Mark Gillan, Chief Operations Engineer:
Q: How would you sum up AT&T Williams’ race weekend in Abu Dhabi?
MG: We had a difficult Friday and Saturday with two engine issues on Rubens’ car, one of which severely limited our P3 programme and prevented Rubens from taking part in qualifying. As a result of using their 9th engines in Abu Dhabi, both Rubens and Pastor started at the back of the grid on Sunday, but showed excellent spirit and resolve to fight their way through the field and finish P12 and P14 respectively.
Q: Rubens wasn’t able to complete a lap during qualifying. What was the cause of his problems?
MG: As mentioned, we suffered a second engine issue with Rubens in third practice due to an engine oil level problem. We changed all of the ancillaries outside of the engine to try and rectify the problem prior to qualifying but on fire up it became evident that the issue was an internal engine problem and we therefore had to break the FIA seal. Cosworth fixed the problem after qualifying and we resealed the engine, taking the penalty.
Q: How did Pirelli’s medium and soft compound tyres fare in the race?

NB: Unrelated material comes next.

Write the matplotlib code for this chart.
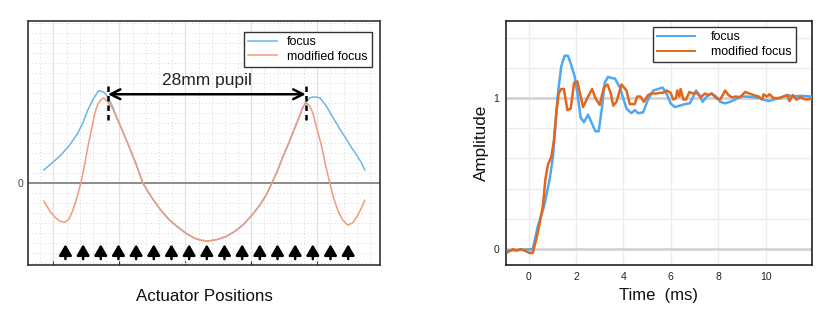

MG: The soft tyre was better in terms of pace, with the lap time difference between the two compounds being approximately one second in favour of the soft tyre. There was, however, little difference in terms of wear profiles between the two, allowing some teams to run one-stop strategies.
Q: You tried different strategies with Pastor on a one-stop and Rubens on a two-stop, what were the benefits of each?
MG: We started both cars on the medium compound because they were out of position and we wanted to get the slower tyre out of the way early on, allowing both drivers to then use the soft tyre once they had passed the slower cars. We then decided to split the strategies based on each driver’s position and our analysis of other teams’ performances on the soft tyre.
Q: How marginal was the one-stop strategy for Pastor?
MG: Ultimately there was little difference in overall lap time between a one-stop and two-stop strategy, however the former gave Pastor the benefit of track position at the stop, which was advantageous.
Q: How would you sum up the relative performances of Rubens and Pastor this weekend?
MG: Both drivers had very similar pace this weekend and continued to show a good, consistent race pace but we know that we simply need to make the car’s base performance much better for 2012.
Q: The team is staying in Abu Dhabi this week for the Young Driver test. Can you explain the programme that the team is running?
MG: Yes, we have a full programme for the three days, with our current test and reserve driver Valtteri Bottas driving on the first two days and Formula Two champion Mirko Bortolotti on the final day. We will be evaluating both young drivers in addition to performing Pirelli’s tyre test programme.
Q: The Brazilian Grand Prix comes next, and it’s also the final Grand Prix of the year. What are your hopes for Interlagos?
MG: Personally, Interlagos is one of my favourite tracks of the season and as a team we are aiming to finish this year with a good reliable weekend before the winter break, so that means having a strong qualifying session and giving a solid race performance with both cars.